Letters from New-York
University of Georgia Press, 1998 - 268 páginas
Prominent author and abolitionist Lydia Maria Child began writing her ""letters"" from New York in August 1841 as a response to the troubling realities marking her private and public life. In particular, she was preoccupied by her editorial duties at the National Anti-Slavery Standard and dismayed by the growing sectarian spirit of anti-slavery reform. Collected primarily from the pages of the Standard, her literary essays on women's rights, the preaching of African American minister Julia Pell, the Crosby Street Synagogue, animal magnetism, the engineering miracle of Croton Aqueduct, and countless other people, topics, and events capture the breathless and sometimes unsettling transformation of one representative hub of national life.

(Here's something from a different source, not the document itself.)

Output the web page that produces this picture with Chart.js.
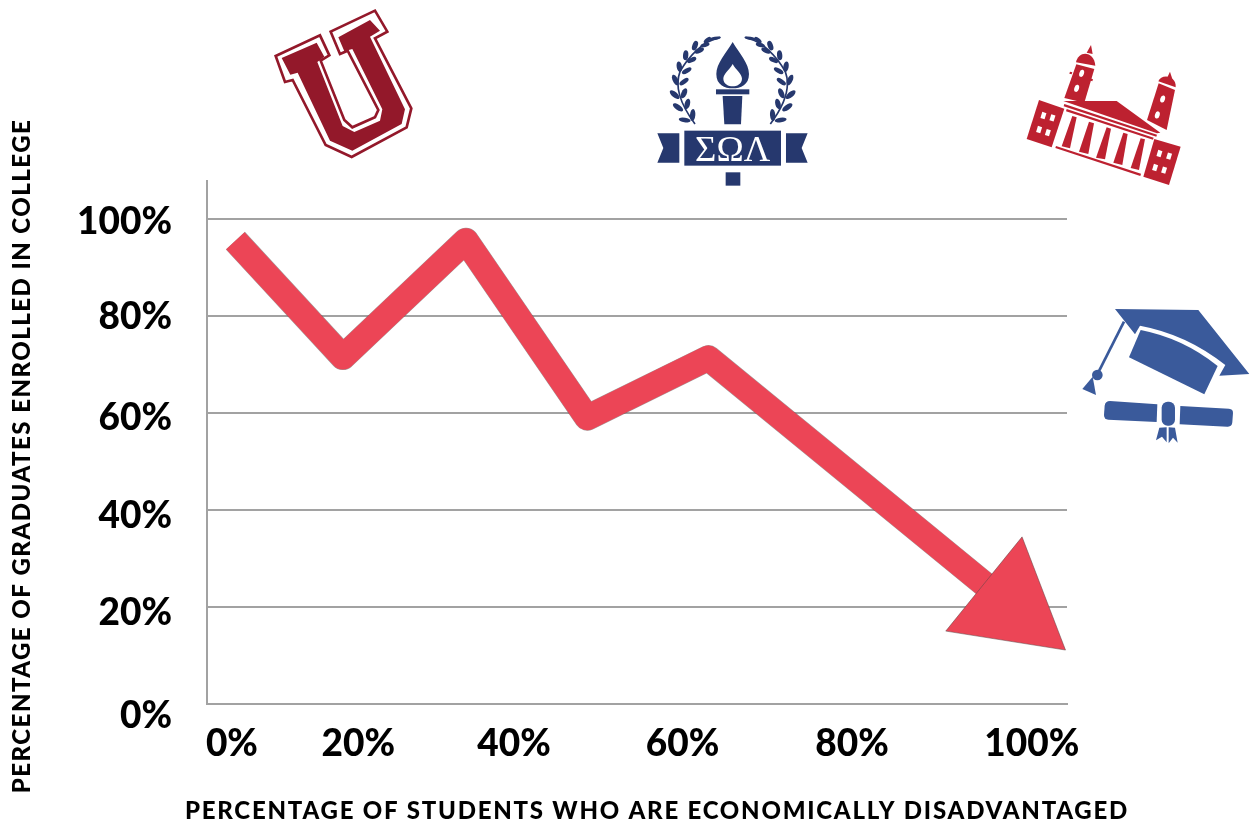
<!DOCTYPE html>
<html>
<head>
<meta charset="utf-8">
<title>Graduates enrolled in college</title>
<script src="https://cdn.jsdelivr.net/npm/chart.js@4/dist/chart.umd.min.js"></script>
<style>
  html, body { margin: 0; background: #ffffff; }
  #wrap { position: relative; width: 1257px; height: 823px; overflow: hidden; }
  #chart { position: absolute; left: 0; top: 0; }
  #icons { position: absolute; left: 0; top: 0; pointer-events: none; }
</style>
</head>
<body>
<div id="wrap">
  <canvas id="chart" width="1257" height="823"></canvas>

  <!-- decorative icons, each group uses the coordinates of its own 3x crop -->
  <svg id="icons" width="1257" height="823" viewBox="0 0 1257 823">
    <!-- varsity U -->
    <g transform="translate(275,30) scale(0.3333)">
      <polygon fill="#ffffff" stroke="#93182a" stroke-width="8" stroke-linejoin="miter"
        points="2,78 135,16 163,76 137,92 208,270 232,292 300,262 310,240 218,62 195,72 167,5 300,-58 337,5 300,25 409,235 395,292 230,381 152,345 53,150 30,156"/>
      <polygon fill="#93182a"
        points="20,84 125,38 148,80 127,96 203,288 238,306 315,272 322,238 232,57 208,64 190,22 285,-30 315,2 285,20 390,238 380,282 232,362 165,332 68,128 46,134"/>
    </g>

    <!-- torch and banner -->
    <g transform="translate(640,30) scale(0.3333)" fill="#26386e">
      <path d="M278,36 C298,70 327,100 327,132 C327,165 302,175 278,175 C254,175 229,165 229,132 C229,100 258,70 278,36 Z"/>
      <path fill="#ffffff" d="M278,102 C288,120 306,132 306,146 C306,162 290,169 278,169 C266,169 250,162 250,146 C250,132 268,120 278,102 Z"/>
      <rect x="228" y="178" width="100" height="15"/>
      <polygon points="248,198 307,198 303,283 253,283"/>
      <rect x="133" y="302" width="290" height="105"/>
      <polygon points="52,310 118,310 118,398 52,398 70,354"/>
      <polygon points="438,310 503,310 485,354 503,398 438,398"/>
      <rect x="257" y="427" width="44" height="40"/>
      <text x="278" y="392" text-anchor="middle" fill="#ffffff" font-family="Liberation Serif" font-size="110">ΣΩΛ</text>
    </g>

    <!-- laurel, the right side is the left one mirrored -->
    <g transform="translate(660,30) scale(0.3333)" fill="#26386e">
      <g id="laurel">
        <path fill="none" stroke="#26386e" stroke-width="5" d="M180,22 C130,32 85,80 60,125 C45,165 55,215 105,282"/>
        <ellipse cx="165" cy="25" rx="18" ry="5" transform="rotate(-10 165 25)"/>
        <ellipse cx="142" cy="30" rx="13" ry="6" transform="rotate(-40 142 30)"/>
        <ellipse cx="135" cy="45" rx="14" ry="6" transform="rotate(-15 135 45)"/>
        <ellipse cx="105" cy="47" rx="8" ry="15" transform="rotate(20 105 47)"/>
        <ellipse cx="118" cy="62" rx="15" ry="7" transform="rotate(-25 118 62)"/>
        <ellipse cx="77" cy="76" rx="8" ry="15" transform="rotate(5 77 76)"/>
        <ellipse cx="95" cy="90" rx="15" ry="7" transform="rotate(-25 95 90)"/>
        <ellipse cx="58" cy="110" rx="8" ry="16" transform="rotate(-10 58 110)"/>
        <ellipse cx="80" cy="122" rx="16" ry="7" transform="rotate(-30 80 122)"/>
        <ellipse cx="46" cy="150" rx="8" ry="17" transform="rotate(-25 46 150)"/>
        <ellipse cx="72" cy="155" rx="16" ry="7" transform="rotate(-35 72 155)"/>
        <ellipse cx="44" cy="194" rx="18" ry="8" transform="rotate(40 44 194)"/>
        <ellipse cx="72" cy="190" rx="8" ry="16" transform="rotate(25 72 190)"/>
        <ellipse cx="54" cy="232" rx="18" ry="8" transform="rotate(35 54 232)"/>
        <ellipse cx="82" cy="222" rx="8" ry="16" transform="rotate(15 82 222)"/>
        <ellipse cx="74" cy="270" rx="18" ry="7" transform="rotate(10 74 270)"/>
        <ellipse cx="98" cy="255" rx="8" ry="18" transform="rotate(5 98 255)"/>
      </g>
      <use href="#laurel" transform="translate(436,0) scale(-1,1)"/>
    </g>

    <!-- college building -->
    <g transform="translate(1015,30) scale(0.3333)" fill="#bd2130">
      <polygon points="228,45 233,72 215,68"/>
      <path d="M183,97 C190,60 238,62 241,107 Z"/>
      <polygon points="184,103 238,117 208,218 148,204"/>
      <polygon points="165,125 172,127 170,133 163,131"/>
      <polygon points="225,145 234,148 232,154 223,151"/>
      <ellipse cx="200" cy="130" rx="7" ry="11" transform="rotate(17 200 130)" fill="#ffffff"/>
      <ellipse cx="185" cy="175" rx="7" ry="11" transform="rotate(17 185 175)" fill="#ffffff"/>
      <polygon points="465,125 473,150 455,146"/>
      <path d="M430,154 C438,130 485,135 482,172 Z"/>
      <polygon points="431,160 480,180 455,300 396,270"/>
      <ellipse cx="443" cy="207" rx="7" ry="11" transform="rotate(17 443 207)" fill="#ffffff"/>
      <ellipse cx="427" cy="255" rx="7" ry="11" transform="rotate(17 427 255)" fill="#ffffff"/>
      <polygon points="145,213 305,213 436,308 426,310"/>
      <polygon points="148,222 426,314 424,320 146,229"/>
      <polygon points="155,237 416,323 414,329 153,244"/>
      <polygon points="172,258 185,262 165,355 140,349"/>
      <polygon points="222,275 237,280 220,372 192,365"/>
      <polygon points="275,292 288,296 270,388 243,383"/>
      <polygon points="325,308 338,312 322,405 295,398"/>
      <polygon points="377,325 390,328 372,420 347,414"/>
      <polygon points="123,348 378,431 376,438 121,354"/>
      <polygon points="72,210 148,236 110,352 35,327"/>
      <polygon points="418,327 497,350 462,465 385,440"/>
      <g fill="#ffffff">
        <rect x="79" y="247" width="13" height="19" transform="rotate(17 85 256)"/>
        <rect x="106" y="254" width="13" height="19" transform="rotate(17 112 263)"/>
        <rect x="66" y="289" width="13" height="19" transform="rotate(17 72 298)"/>
        <rect x="92" y="298" width="13" height="19" transform="rotate(17 98 308)"/>
        <rect x="427" y="361" width="13" height="19" transform="rotate(17 433 370)"/>
        <rect x="456" y="369" width="13" height="19" transform="rotate(17 462 378)"/>
        <rect x="414" y="403" width="13" height="19" transform="rotate(17 420 412)"/>
        <rect x="441" y="411" width="13" height="19" transform="rotate(17 447 420)"/>
      </g>
    </g>

    <!-- cap and diploma -->
    <g transform="translate(1070,295) scale(0.3333)" fill="#3a5a9b">
      <path d="M135,42 L385,45 L538,237 L448,242 L466,210 Q350,118 210,92 L195,118 Z"/>
      <path d="M212,105 Q340,130 443,213 L403,298 L177,187 Z"/>
      <line x1="162" y1="80" x2="85" y2="232" stroke="#3a5a9b" stroke-width="8"/>
      <circle cx="82" cy="240" r="16"/>
      <polygon points="68,245 37,282 78,300"/>
      <path d="M120,318 L262,328 L260,381 L115,374 Q102,372 102,360 L104,332 Q106,318 120,318 Z"/>
      <path d="M331,333 L477,341 Q490,342 489,355 L487,382 Q486,396 472,395 L329,388 Z"/>
      <rect x="275" y="320" width="40" height="72" rx="18"/>
      <polygon points="268,398 290,397 290,442 276,425 258,436"/>
      <polygon points="296,397 315,398 323,443 309,428 296,445"/>
    </g>
  </svg>
</div>

<script>
// Datos
const xValues = [3.3, 15.8, 30.1, 44.2, 58.3, 93.5];
const yValues = [95.5, 71.5, 95.5, 59, 71.3, 20.2];
const tickValues = [0, 20, 40, 60, 80, 100];
const xTickLabels = ['0%', '20%', '40%', '60%', '80%', '100%'];
const yTickLabels = ['0%', '20%', '40%', '60%', '80%', '100%'];
const xTitle = 'PERCENTAGE OF STUDENTS WHO ARE ECONOMICALLY DISADVANTAGED';
const yTitle = 'PERCENTAGE OF GRADUATES ENROLLED IN COLLEGE';

// In the original the tick labels do not sit on their ticks, so they are shifted (axis units)
const xLabelShift = [2.9, -2.4, -4.3, -4.7, -5, -4.1];
const yLabelShift = [-2.5, -1.2, -1.2, -1, -0.2, -0.7];

const RED = '#ec4556';
const GREY = '#a2a2a2';
const FONT = 'Lato, sans-serif';

const points = xValues.map((x, i) => ({ x: x, y: yValues[i] }));

// Axis titles are off-centre from the plot, so they are drawn here
const axisTitles = {
  id: 'axisTitles',
  afterDraw(chart) {
    const ctx = chart.ctx;
    ctx.save();
    ctx.fillStyle = '#000000';
    ctx.font = '900 24px ' + FONT;
    ctx.textAlign = 'center';
    ctx.textBaseline = 'middle';
    ctx.letterSpacing = '1.77px';
    ctx.fillText(xTitle, 657, 811);
    ctx.letterSpacing = '1.48px';
    ctx.translate(22, 456);
    ctx.rotate(-Math.PI / 2);
    ctx.fillText(yTitle, 0, 0);
    ctx.restore();
  }
};

new Chart(document.getElementById('chart'), {
  type: 'scatter',
  data: {
    datasets: [
      {
        // arrow head
        data: points.slice(-1),
        order: 0,
        showLine: false,
        clip: false,
        pointStyle: 'triangle',
        pointRadius: 70,
        pointRotation: 129,
        pointBackgroundColor: RED,
        pointBorderColor: 'rgba(90,70,70,0.5)',
        pointBorderWidth: 1
      },
      {
        data: points,
        order: 1,
        showLine: true,
        clip: false,
        borderColor: RED,
        borderWidth: 25,
        borderJoinStyle: 'round',
        borderCapStyle: 'butt',
        tension: 0,
        pointRadius: 0
      },
      {
        // thin dark edge under the line
        data: points,
        order: 2,
        showLine: true,
        clip: false,
        borderColor: 'rgba(90,70,70,0.55)',
        borderWidth: 26,
        borderJoinStyle: 'round',
        borderCapStyle: 'butt',
        tension: 0,
        pointRadius: 0
      }
    ]
  },
  options: {
    responsive: false,
    animation: false,
    layout: { padding: { top: 181, right: 190, left: 0, bottom: 0 } },
    plugins: { legend: { display: false }, tooltip: { enabled: false } },
    scales: {
      x: {
        type: 'linear',
        min: 0,
        max: 100,
        afterBuildTicks(scale) {
          scale.ticks = tickValues.map((v, i) => ({ value: v + xLabelShift[i] }));
        },
        afterFit(scale) { scale.height = 119; },
        grid: { display: false },
        border: { color: GREY, width: 2 },
        ticks: {
          autoSkip: false,
          maxRotation: 0,
          padding: 10,
          color: '#000000',
          font: { family: FONT, size: 37, weight: '900' },
          callback: (value, index) => xTickLabels[index]
        }
      },
      y: {
        type: 'linear',
        min: 0,
        max: 107.8,
        afterBuildTicks(scale) {
          scale.ticks = tickValues.map(v => ({ value: v }));
        },
        afterFit(scale) { scale.width = 0; },
        grid: { color: GREY, lineWidth: 2, drawTicks: false },
        border: { color: GREY, width: 2 },
        ticks: { display: false }
      },
      // second axis only carries the shifted tick labels
      yLabels: {
        type: 'linear',
        position: 'left',
        weight: 1,
        min: 0,
        max: 107.8,
        afterBuildTicks(scale) {
          scale.ticks = tickValues.map((v, i) => ({ value: v + yLabelShift[i] }));
        },
        afterFit(scale) { scale.width = 207; },
        grid: { display: false, drawTicks: false },
        border: { display: false },
        ticks: {
          autoSkip: false,
          padding: 35,
          color: '#000000',
          font: { family: FONT, size: 37, weight: '900' },
          callback: (value, index) => yTickLabels[index]
        }
      }
    }
  },
  plugins: [axisTitles]
});
</script>
</body>
</html>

In his general introduction and annotation of the text, Bruce Mills reconstructs the biographical and cultural context surrounding the book's publication and documents substantive changes to the Standard's version of the letters and the book form. This edition also includes ten letters that Child chose to omit from earlier editions, including essays on the farewell gathering for the Amistad captives at the African Methodist Episcopal Zion Church and the near lynching of British abolitionist George Thompson. Long considered among Child's best writing, Letters from New-York still captivates readers with its moving descriptions of enduring cultural realities. It offers us a telling glimpse of New York as an emerging urban center and is an invaluable addition to the library of American literature.